The astropath.profiling module measures these calculations across a range of grid sizes. It mirrors the calculations/step_size/Profiling.ipynb notebook: a faux FRB, a circular error ellipse, and a set of candidate galaxies spread over a range of locations and angular sizes.

Run it from the command line:

python -m astropath.profiling

This sweeps a range of step_size values (hence grid sizes) and profiles both posterior methods:

  • calc_LWx, the numpy px_Oi_fixedgrid, and (if numba is installed) the numba path with its speed-up factor — written to profiling_timing.png;

  • px_Oi_local (via run_profiling_local), whose per-candidate grid size is 2*max/step_size — written to profiling_local_timing.png.

Both timing tables are printed to the screen.

You can also import and call the pieces directly:

from astropath import profiling

df = profiling.run_profiling()            # fixed-grid (+ numba)
profiling.plot_results(df, 'timing.png')

df_local = profiling.run_profiling_local()   # local-grid method
profiling.plot_local_results(df_local, 'local.png')

Benchmark results

Accuracy

px_Oi_local is validated against px_Oi_fixedgrid run on a fine grid (the astropath/tests/tests_local.py module). Both evaluate the same integral \(p(x|O_i)=\int L(w-x)\,p(w|O_i)\,dw\); the fine fixed grid is taken as truth. Across the size regimes the local method reproduces it to a fraction of a percent (run at step_size=0.02):

px_Oi_local vs fine fixed grid (step_size = 0.02)

Case

localization

galaxy

rel. diff

large galaxy / small loc

a=b=1″

10″

+7.0e-5

large galaxy / large loc

a=b=10″

10″

-3.3e-3

small galaxy / small loc

a=b=1″

1″

-3.3e-3

small galaxy / large loc

a=b=10″

1″

-3.3e-3

small galaxy / ellipse

a=10″, b=0.2″

0.5″

-3.3e-3

When the localization minor axis is smaller than the galaxy (\(b<\phi\)) the _Lwx_correction removes the O(step) bias, so the result stays accurate even at coarse (galaxy-relative) step sizes where the uncorrected sum would be off by ~1-2 %:

L_wx correction (b < phi), corrected rel. diff vs raw

Case

step

raw (no corr.)

corrected

gal 10″ / loc a=b=1″

0.05

-0.85 %

-1.7e-4

gal 10″ / loc a=b=1″

0.10

-1.85 %

-1.9e-3

ellipse a=10″, b=0.2″

0.05

-0.84 %

-7.1e-6

ellipse a=10″, b=0.2″

0.10

-1.66 %

+3.4e-5

Even for a very small (sub-arcsec) localization, where the galaxy grid badly under-resolves the localization, the correction recovers the fine fixed-grid value (step_size=0.05):

Very small localization (a=b=0.1”)

galaxy

rel. diff

0.3″

+6.9e-5

0.6″

+2.5e-5

1.0″

+4.8e-5

Profiling

Timings below were produced by python -m astropath.profiling (50 candidate galaxies; absolute times are machine-dependent, the trends and ratios are the point).

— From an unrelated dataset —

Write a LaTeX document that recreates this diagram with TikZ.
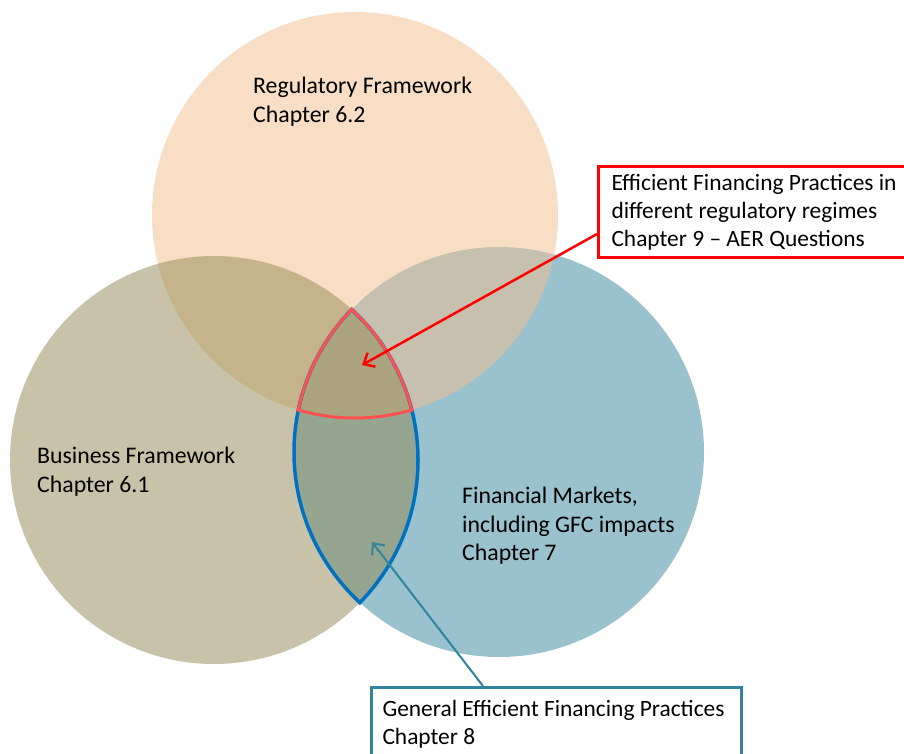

Fixed-grid posterior (px_Oi_fixedgrid): the numba path overtakes numpy beyond small grids, reaching ~5-6x on the largest grids; the one-off JIT cost makes it slower than numpy only on the smallest grid.

px_Oi_fixedgrid timing (50 candidates)

step

grid

calc_LWx

numpy

numba

numba speed-up

0.50

360²

9 ms

30 ms

145 ms

0.2x

0.25

720²

42 ms

173 ms

91 ms

1.9x

0.10

1800²

344 ms

2.06 s

670 ms

3.1x

0.05

3600²

1.67 s

16.4 s

2.96 s

5.6x

0.025

7200²

6.49 s

68.5 s

12.4 s

5.5x

_images/profiling_timing.png

Fixed-grid timing vs grid side length (sqrt of pixels). The dashed line marks 10 s.

Local-grid posterior (px_Oi_local): the cost depends on the localization. With no correction (circular, \(b\ge\phi\)) or a tiny localization (a=b=0.1”, small correction grid) the per-candidate cost is modest; a long thin ellipse (a=12.5”, b=0.2”) drives the correction grid to ~1000² and dominates the run time – i.e. the correction cost scales with the localization major axis.

px_Oi_local timing (50 candidates), milliseconds

step

galaxy grid

ellipse corr grid

circular

ellipse

small loc

0.50

24²

97²

0.9

6.8

2.3

0.25

48²

197²

1.8

22

3.3

0.10

120²

497²

7.9

146

11

0.05

240²

997²

31

1553

41

0.025

480²

1997²

155

9037

185

_images/profiling_local_timing.png

Local-grid timing vs per-candidate galaxy-grid side length, for the three localization scenarios. The dashed line marks 10 s.

API Reference

Profiling utilities for the PATH calculations.

This module times the two core PATH steps that were targeted for the numpy speed-up work (see prompts/speed_up.md):

  • localization.calc_LWx – the localization term L(w-x)

  • bayesian.px_Oi_fixedgrid – the fixed-grid p(x|O_i)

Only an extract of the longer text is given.